((

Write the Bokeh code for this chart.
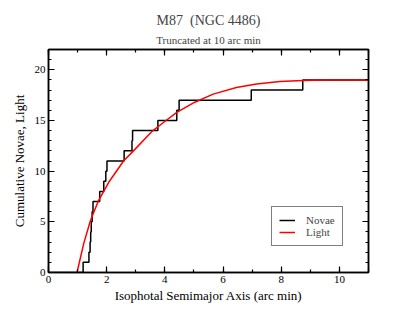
import numpy as np
from bokeh.plotting import figure
from bokeh.models import (Range1d, LinearAxis, SingleIntervalTicker, Title, Legend, LegendItem)
from bokeh.embed import file_html
from bokeh.resources import INLINE

# Nova semimajor-axis radii (arc min)
nova_radii = [1.19, 1.39, 1.43, 1.45, 1.47, 1.50, 1.53, 1.76, 1.90, 1.97, 2.01,
              2.60, 2.87, 2.89, 3.76, 4.41, 4.49, 6.97, 8.74]
x_max = 11.0

# Cumulative light curve (scaled)
light_x = [0.98, 1.21, 1.44, 1.72, 2.07, 2.58, 2.92, 3.57, 3.95, 4.41, 5.03,
           5.66, 6.46, 7.15, 7.95, 8.74, 9.5, 11.0]
light_y = [0.0, 2.85, 5.1, 7.1, 8.9, 11.0, 12.0, 13.95, 14.8, 15.8, 16.8,
           17.6, 18.26, 18.6, 18.85, 18.95, 19.0, 19.0]

title_text = "M87\u00a0 (NGC 4486)"
subtitle_text = "Truncated at 10 arc min"
x_label = "Isophotal Semimajor Axis (arc min)"
y_label = "Cumulative Novae, Light"

FONT = "Liberation Serif"

step_x = [0.0] + nova_radii + [x_max]
step_y = list(range(0, len(nova_radii) + 1)) + [len(nova_radii)]

p = figure(width=407, height=313, output_backend="svg", toolbar_location=None,
           x_range=Range1d(0, 11), y_range=Range1d(0, 22),
           min_border_left=48, min_border_right=39, min_border_top=49, min_border_bottom=41,
           title=None)
p.background_fill_color = "white"
p.border_fill_color = "white"
p.xgrid.visible = False
p.ygrid.visible = False
p.outline_line_color = "black"
p.outline_line_width = 1.5

r_novae = p.step(step_x, step_y, mode="after", line_color="black", line_width=1.5)
r_light = p.line(light_x, light_y, line_color="red", line_width=1.5)

def style_axis(ax, show_labels):
    ax.axis_line_color = "black"
    ax.axis_line_width = 1.5
    ax.major_tick_in = 6
    ax.major_tick_out = 0
    ax.minor_tick_in = 3
    ax.minor_tick_out = 0
    ax.major_tick_line_width = 1.2
    ax.minor_tick_line_width = 1.2
    ax.major_tick_line_color = "black"
    ax.minor_tick_line_color = "black"
    ax.major_label_text_font = FONT
    ax.axis_label_text_font = FONT
    ax.axis_label_text_font_style = "normal"
    ax.axis_label_text_color = "black"
    ax.major_label_text_color = "black"
    if show_labels:
        ax.major_label_text_font_size = "11px"
        ax.major_label_standoff = 3
        ax.axis_label_text_font_size = "13px"
        ax.axis_label_standoff = 2
    else:
        ax.major_label_text_font_size = "0px"
        ax.major_label_standoff = 0
        ax.major_label_text_alpha = 0

xt = SingleIntervalTicker(interval=2, num_minor_ticks=2)
yt = SingleIntervalTicker(interval=5, num_minor_ticks=5)

p.xaxis.ticker = xt
p.yaxis.ticker = yt
style_axis(p.xaxis[0], True)
style_axis(p.yaxis[0], True)
p.xaxis.axis_label = x_label
p.yaxis.axis_label = y_label
p.yaxis.axis_label_standoff = 5

top = LinearAxis(ticker=SingleIntervalTicker(interval=2, num_minor_ticks=2))
right = LinearAxis(ticker=SingleIntervalTicker(interval=5, num_minor_ticks=5))
style_axis(top, False)
style_axis(right, False)
p.add_layout(top, "above")
p.add_layout(right, "right")

p.add_layout(Title(text=subtitle_text, text_font=FONT, text_font_size="11px",
                   text_font_style="normal", align="center", standoff=8), "above")
p.add_layout(Title(text=title_text, text_font=FONT, text_font_size="14px",
                   text_font_style="normal", align="center", standoff=0,
                   text_line_height=0.85), "above")

legend = Legend(items=[LegendItem(label="Novae", renderers=[r_novae]),
                       LegendItem(label="Light", renderers=[r_light])],
                location=(223, 26))
legend.label_text_font = FONT
legend.label_text_font_size = "11px"
legend.label_height = 12
legend.glyph_height = 12
legend.glyph_width = 16
legend.label_standoff = 11
legend.padding = 7
legend.spacing = 0
legend.margin = 0
legend.border_line_color = "black"
legend.border_line_width = 1.5
legend.background_fill_alpha = 1
p.add_layout(legend, "center")

open("out.html", "w").write(file_html(p, INLINE))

))

* **What needs to be done**
Go through the listing above and write it all out exactly, leaving out any picture.

* **Exercise answer**
Write the Bokeh code for this chart.
import numpy as np
from bokeh.plotting import figure
from bokeh.models import (Range1d, LinearAxis, SingleIntervalTicker, Title, Legend, LegendItem)
from bokeh.embed import file_html
from bokeh.resources import INLINE

# Nova semimajor-axis radii (arc min)
nova_radii = [1.19, 1.39, 1.43, 1.45, 1.47, 1.50, 1.53, 1.76, 1.90, 1.97, 2.01,
              2.60, 2.87, 2.89, 3.76, 4.41, 4.49, 6.97, 8.74]
x_max = 11.0

# Cumulative light curve (scaled)
light_x = [0.98, 1.21, 1.44, 1.72, 2.07, 2.58, 2.92, 3.57, 3.95, 4.41, 5.03,
           5.66, 6.46, 7.15, 7.95, 8.74, 9.5, 11.0]
light_y = [0.0, 2.85, 5.1, 7.1, 8.9, 11.0, 12.0, 13.95, 14.8, 15.8, 16.8,
           17.6, 18.26, 18.6, 18.85, 18.95, 19.0, 19.0]

title_text = "M87\u00a0 (NGC 4486)"
subtitle_text = "Truncated at 10 arc min"
x_label = "Isophotal Semimajor Axis (arc min)"
y_label = "Cumulative Novae, Light"

FONT = "Liberation Serif"

step_x = [0.0] + nova_radii + [x_max]
step_y = list(range(0, len(nova_radii) + 1)) + [len(nova_radii)]

p = figure(width=407, height=313, output_backend="svg", toolbar_location=None,
           x_range=Range1d(0, 11), y_range=Range1d(0, 22),
           min_border_left=48, min_border_right=39, min_border_top=49, min_border_bottom=41,
           title=None)
p.background_fill_color = "white"
p.border_fill_color = "white"
p.xgrid.visible = False
p.ygrid.visible = False
p.outline_line_color = "black"
p.outline_line_width = 1.5

r_novae = p.step(step_x, step_y, mode="after", line_color="black", line_width=1.5)
r_light = p.line(light_x, light_y, line_color="red", line_width=1.5)

def style_axis(ax, show_labels):
    ax.axis_line_color = "black"
    ax.axis_line_width = 1.5
    ax.major_tick_in = 6
    ax.major_tick_out = 0
    ax.minor_tick_in = 3
    ax.minor_tick_out = 0
    ax.major_tick_line_width = 1.2
    ax.minor_tick_line_width = 1.2
    ax.major_tick_line_color = "black"
    ax.minor_tick_line_color = "black"
    ax.major_label_text_font = FONT
    ax.axis_label_text_font = FONT
    ax.axis_label_text_font_style = "normal"
    ax.axis_label_text_color = "black"
    ax.major_label_text_color = "black"
    if show_labels:
        ax.major_label_text_font_size = "11px"
        ax.major_label_standoff = 3
        ax.axis_label_text_font_size = "13px"
        ax.axis_label_standoff = 2
    else:
        ax.major_label_text_font_size = "0px"
        ax.major_label_standoff = 0
        ax.major_label_text_alpha = 0

xt = SingleIntervalTicker(interval=2, num_minor_ticks=2)
yt = SingleIntervalTicker(interval=5, num_minor_ticks=5)

p.xaxis.ticker = xt
p.yaxis.ticker = yt
style_axis(p.xaxis[0], True)
style_axis(p.yaxis[0], True)
p.xaxis.axis_label = x_label
p.yaxis.axis_label = y_label
p.yaxis.axis_label_standoff = 5

top = LinearAxis(ticker=SingleIntervalTicker(interval=2, num_minor_ticks=2))
right = LinearAxis(ticker=SingleIntervalTicker(interval=5, num_minor_ticks=5))
style_axis(top, False)
style_axis(right, False)
p.add_layout(top, "above")
p.add_layout(right, "right")

p.add_layout(Title(text=subtitle_text, text_font=FONT, text_font_size="11px",
                   text_font_style="normal", align="center", standoff=8), "above")
p.add_layout(Title(text=title_text, text_font=FONT, text_font_size="14px",
                   text_font_style="normal", align="center", standoff=0,
                   text_line_height=0.85), "above")

legend = Legend(items=[LegendItem(label="Novae", renderers=[r_novae]),
                       LegendItem(label="Light", renderers=[r_light])],
                location=(223, 26))
legend.label_text_font = FONT
legend.label_text_font_size = "11px"
legend.label_height = 12
legend.glyph_height = 12
legend.glyph_width = 16
legend.label_standoff = 11
legend.padding = 7
legend.spacing = 0
legend.margin = 0
legend.border_line_color = "black"
legend.border_line_width = 1.5
legend.background_fill_alpha = 1
p.add_layout(legend, "center")

open("out.html", "w").write(file_html(p, INLINE))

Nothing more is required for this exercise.